Tuesday, May 24, 2005

The View From Iraq in Photos

Please be forewarned that some of the photos at the end of this posting might be difficult but I was told by many veterans that what they wanted was a more honest view of what Iraqis were living. So I've posted a few shots just to give you all an idea.

In Iraq the lines for gas go for blocks. Many wait up to 16 hours and still leave empty handed.


So many prefer not to wait at all. Instead, they head to a black market vendor generally located nearby the gas station. US soldiers warned me not to head back to do interviews, but I wanted to see for myself.

They were wise to warn me considering the terrorists I found lurking there.


In Khadamiya children play in raw sewage and are ALWAYS eager to have their photos taken, much to the dismay of this photographer. US soldiers are working on fixing the sewer lines.


A typical soldier's room on base.


Iraqi translators who work with the occupation as they call it, are threatened daily. This man poses in front of a mural of a colleague recently killed.

During Ashura religious festival we patroled the streets near the Khadamiya mosque.


This woman made the pilgrimmage during the day. The things she has seen...


But the day was not without its terror.


This child probably would have survived had he been in the states but on this day we guessed that he would not.

No one is sure exactly where the bomb went off. Or how many explosions there were.




End of the day exhaustion. Tomorrow we do it again.

After Iraq, the deluge

I travel a lot. Really a lot. Maybe too much. I’ve decided that when I don’t take the time to reflect on the travels I’ve done then I’m really just a passing tourist. And that’s not what I want to do or be. I had one month in New Mexico after my return from Iraq and Sri Lanka before heading out again for my grandmother’s 90th birthday in the south of France. During that time I had to make a bit of money, do my taxes, prepare to rent my house, try to sell articles in the works and give several requested presentations on Iraq while trying to integrate some very difficult and confusing experiences. It wasn’t enough time and I hope not to do it again. You heard it here now: I’m wanting and needing to slow down a bit. Stop, think, write and prepare. That said, it won’t happen any time soon as I’ll be overseas probably until the end of the summer. At that point, I’ll work long enough to prepare my winter sojourn to warmer climates.

Anyway, the birthday was lovely – a chic affair at my cousin’s summer house in Cassis, a destination for the rich on the Cote D’Azur. There was plenty of food, wine, cheese, more cheese, some cream and sugar, plenty more wine, lots of desserts, and some champagne, followed by a bit of wine. We were content. And luckily my pre-trip alcohol tolerance building exercises were successful.
Now I’m back at my grandmother’s home of Uzes, a small town with blue shutters surrounded by vineyards and big farmhouses made of thick, white stones. I can walk the perimeter of the town in about twenty minutes, which I try to do at least once a day, if not twice or three times.
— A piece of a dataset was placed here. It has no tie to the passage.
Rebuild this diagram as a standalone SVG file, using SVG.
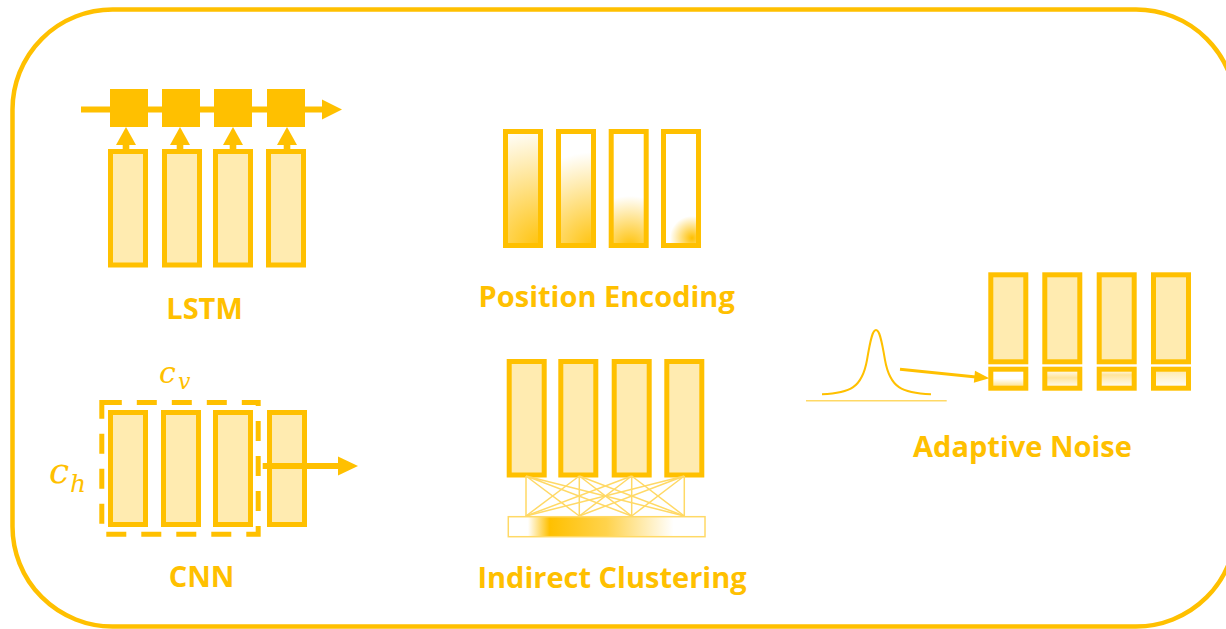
<svg xmlns="http://www.w3.org/2000/svg" width="1226" height="629" viewBox="0 0 1226 629">
  <style>
    .cell { fill: #FFEBB0; stroke: #FFC000; stroke-width: 5; }
    .edge { fill: none; stroke: #FFC000; stroke-width: 5; }
    .solid { fill: #FFC000; }
    .thin { fill: none; stroke: #FFD966; stroke-width: 1.5; }
    .label { font-family: "Open Sans", "Liberation Sans", sans-serif; font-weight: bold; font-size: 29px; fill: #FFC000; text-anchor: middle; }
    .math { font-family: "DejaVu Serif", "Liberation Serif", serif; font-style: italic; fill: #FFC000; }
  </style>
  <defs>
    <radialGradient id="pe1" gradientUnits="userSpaceOnUse" cx="545" cy="250" r="125">
      <stop offset="0" stop-color="#FFC000"/>
      <stop offset="1" stop-color="#FFFFFF"/>
    </radialGradient>
    <radialGradient id="pe2" gradientUnits="userSpaceOnUse" cx="596" cy="250" r="98">
      <stop offset="0" stop-color="#FFC000"/>
      <stop offset="1" stop-color="#FFFFFF"/>
    </radialGradient>
    <radialGradient id="pe3" gradientUnits="userSpaceOnUse" cx="630" cy="248" r="52">
      <stop offset="0" stop-color="#FFC000"/>
      <stop offset="1" stop-color="#FFFFFF"/>
    </radialGradient>
    <radialGradient id="pe4" gradientUnits="userSpaceOnUse" cx="692" cy="238" r="22">
      <stop offset="0" stop-color="#FFC000"/>
      <stop offset="1" stop-color="#FFFFFF"/>
    </radialGradient>
    <linearGradient id="cluster" x1="0" y1="0" x2="1" y2="0">
      <stop offset="0" stop-color="#FFFFFF"/>
      <stop offset="0.1" stop-color="#FFFFFF"/>
      <stop offset="0.21" stop-color="#FFC000"/>
      <stop offset="0.5" stop-color="#FFD34D"/>
      <stop offset="0.84" stop-color="#FFFFFF"/>
      <stop offset="1" stop-color="#FFFFFF"/>
    </linearGradient>
    <linearGradient id="nz1" x1="0" y1="0" x2="0" y2="1">
      <stop offset="0" stop-color="#FFFFFF"/>
      <stop offset="0.5" stop-color="#FFFFFF"/>
      <stop offset="0.9" stop-color="#FFE38F"/>
      <stop offset="1" stop-color="#FFF3D0"/>
    </linearGradient>
    <linearGradient id="nz2" x1="0" y1="0" x2="0" y2="1">
      <stop offset="0" stop-color="#FFFFFF"/>
      <stop offset="0.45" stop-color="#FFE49A"/>
      <stop offset="1" stop-color="#FFFFFF"/>
    </linearGradient>
    <linearGradient id="nz3" x1="0" y1="0" x2="0" y2="1">
      <stop offset="0" stop-color="#FFFFFF"/>
      <stop offset="0.3" stop-color="#FFE49A"/>
      <stop offset="1" stop-color="#FFFFFF"/>
    </linearGradient>
    <linearGradient id="nz4" x1="0" y1="0" x2="0" y2="1">
      <stop offset="0" stop-color="#FFE9A8"/>
      <stop offset="1" stop-color="#FFFFFF"/>
    </linearGradient>
  </defs>

  <!-- outer frame -->
  <rect x="12.5" y="9.5" width="1223.5" height="617" rx="100" fill="none" stroke="#FFC000" stroke-width="4.5"/>

  <!-- LSTM -->
  <g id="lstm">
    <rect x="81" y="106.5" width="243" height="6" class="solid"/>
    <polygon points="322,99.5 342,109.5 322,119.5" class="solid"/>
    <rect x="110" y="89" width="38" height="38" class="solid"/>
    <rect x="162" y="89" width="38" height="38" class="solid"/>
    <rect x="214" y="89" width="38" height="38" class="solid"/>
    <rect x="267" y="89" width="38" height="38" class="solid"/>
    <rect x="110.5" y="151.5" width="35" height="113.5" class="cell"/>
    <rect x="164.5" y="151.5" width="35" height="113.5" class="cell"/>
    <rect x="215.5" y="151.5" width="35" height="113.5" class="cell"/>
    <rect x="268.5" y="151.5" width="35" height="113.5" class="cell"/>
    <g class="solid">
      <rect x="122.7" y="144" width="6.6" height="6"/>
      <polygon points="116,145 126,127 136,145"/>
      <rect x="176.7" y="144" width="6.6" height="6"/>
      <polygon points="170,145 180,127 190,145"/>
      <rect x="229.7" y="144" width="6.6" height="6"/>
      <polygon points="223,145 233,127 243,145"/>
      <rect x="283.7" y="144" width="6.6" height="6"/>
      <polygon points="277,145 287,127 297,145"/>
    </g>
    <text x="204.5" y="318.5" class="label">LSTM</text>
  </g>

  <!-- Position Encoding -->
  <g id="position-encoding">
    <rect x="505.5" y="131.5" width="35" height="114" fill="url(#pe1)" stroke="#FFC000" stroke-width="5"/>
    <rect x="558.5" y="131.5" width="35" height="114" fill="url(#pe2)" stroke="#FFC000" stroke-width="5"/>
    <rect x="611.2" y="131.5" width="35" height="114" fill="url(#pe3)" stroke="#FFC000" stroke-width="5"/>
    <rect x="663.5" y="131.5" width="35" height="114" fill="url(#pe4)" stroke="#FFC000" stroke-width="5"/>
    <text x="606.7" y="306.7" class="label">Position Encoding</text>
  </g>

  <!-- CNN -->
  <g id="cnn">
    <rect x="110.5" y="412.5" width="35" height="112" class="cell"/>
    <rect x="163.5" y="412.5" width="35" height="112" class="cell"/>
    <rect x="215.5" y="412.5" width="35" height="112" class="cell"/>
    <rect x="269.5" y="412.5" width="35" height="112" class="cell"/>
    <rect x="101.8" y="402.5" width="156.4" height="131.7" class="edge" stroke-dasharray="20 15"/>
    <rect x="262.7" y="463" width="77" height="6" class="solid"/>
    <polygon points="338,456.5 358,466 338,475.5" class="solid"/>
    <text x="159" y="383" class="math" font-size="30">c</text>
    <text x="178" y="389" class="math" font-size="22">v</text>
    <text x="49" y="483" class="math" font-size="36">c</text>
    <text x="70" y="492" class="math" font-size="25">h</text>
    <text x="201.5" y="587" class="label">CNN</text>
  </g>

  <!-- Indirect Clustering -->
  <g id="indirect-clustering">
    <rect x="509.2" y="361.5" width="35" height="113.5" class="cell"/>
    <rect x="560.8" y="361.5" width="35" height="113.5" class="cell"/>
    <rect x="614.2" y="361.5" width="35" height="113.5" class="cell"/>
    <rect x="666.8" y="361.5" width="35" height="113.5" class="cell"/>
    <g class="thin">
      <path d="M526,476 L526,516 M526,476 L579.3,516 M526,476 L631.7,516 M526,476 L684.3,516"/>
      <path d="M579.3,476 L526,516 M579.3,476 L579.3,516 M579.3,476 L631.7,516 M579.3,476 L684.3,516"/>
      <path d="M631.7,476 L526,516 M631.7,476 L579.3,516 M631.7,476 L631.7,516 M631.7,476 L684.3,516"/>
      <path d="M684.3,476 L526,516 M684.3,476 L579.3,516 M684.3,476 L631.7,516 M684.3,476 L684.3,516"/>
    </g>
    <rect x="508.3" y="516.7" width="196.7" height="20" fill="url(#cluster)" stroke="#FFD966" stroke-width="1.5"/>
    <text x="612" y="588" class="label">Indirect Clustering</text>
  </g>

  <!-- Adaptive Noise -->
  <g id="adaptive-noise">
    <path d="M806,400.7 L946.7,400.7" class="thin"/>
    <path d="M822,394.3 C850,393 862,388 867,360 C871,336 873,330 876,330 C879,330 881,336 885,360 C890,388 902,393 931,394.3" fill="none" stroke="#FFC000" stroke-width="2"/>
    <rect x="990.8" y="274.8" width="35" height="87" class="cell"/>
    <rect x="1044.8" y="274.8" width="35" height="87" class="cell"/>
    <rect x="1099.2" y="274.8" width="35" height="87" class="cell"/>
    <rect x="1153.5" y="274.8" width="35" height="87" class="cell"/>
    <rect x="990.8" y="369.2" width="35" height="19" fill="url(#nz1)" stroke="#FFC000" stroke-width="5"/>
    <rect x="1044.8" y="369.2" width="35" height="19" fill="url(#nz2)" stroke="#FFC000" stroke-width="5"/>
    <rect x="1099.2" y="369.2" width="35" height="19" fill="url(#nz3)" stroke="#FFC000" stroke-width="5"/>
    <rect x="1153.5" y="369.2" width="35" height="19" fill="url(#nz4)" stroke="#FFC000" stroke-width="5"/>
    <line x1="900" y1="369.3" x2="976" y2="377" stroke="#FFC000" stroke-width="3"/>
    <polygon points="975,370.8 989.3,378.3 973.8,382.8" class="solid"/>
    <text x="1022.5" y="457" class="label">Adaptive Noise</text>
  </g>
</svg>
Had the airline not “misplaced” my suitcase on the flight out, I might even jog it a few times in my nice running shoes. Yes, that’s right. My suitcase was lost by the airline, found at one point, and then misplaced again somewhere between Paris and the south. I feel fairly confident that the bag will find its way back to me, and in the meantime I’ve been forced (forced!) to buy myself a few crucial items: some sandals, a little frilly skirt, a halter top for the summer heat and a packet of contact lenses parce ce que j’en ai marre de mes lunettes. But all the careful packing I did (and those who helped judge the pre trip fashion shows are surely smiling) for lavish festivities surrounding and including my grandmother’s party—the scoop neck gowns, high heels and dressy slacks -- were ultimately replaced by ill-fitting and stylistically incompatible clothes, including a carousel of different shoes meant to offset the growing colony of blisters on my feet (including ones on the soles of my feet when I ultimately had to walk barefoot). Heck, I couldn’t even get my hands on a razor or a good stick of deodorant before the party. Ah, vanity! ah, humility! But family members were great and generous with their extra clothes and the tale of the lost bag was always a good focal point of any conversation, lest we start to bicker, as families are wont to do. Actually, I’m not sure what I’ll do when I do get my suitcase because it takes losing it all to realize how little we really need.
My trip is lasting as long as it is because I agreed before leaving for Iraq to rent my home to the Santa Fe Opera, and I felt compelled to follow through on the contract once I returned. I’ve no doubt my summer visitors will love my beautiful home and in the end it’s a good excuse to go somewhere without internet or phones to write. Now if I can only get that ticket to Sri Lanka. Or India. Or…

So now I’m running to catch up with my life and experiences. Excuse that my postings will jump from France to Sri Lanka to Iraq with a dash of Santa Fe. That’s just the way life is sometimes.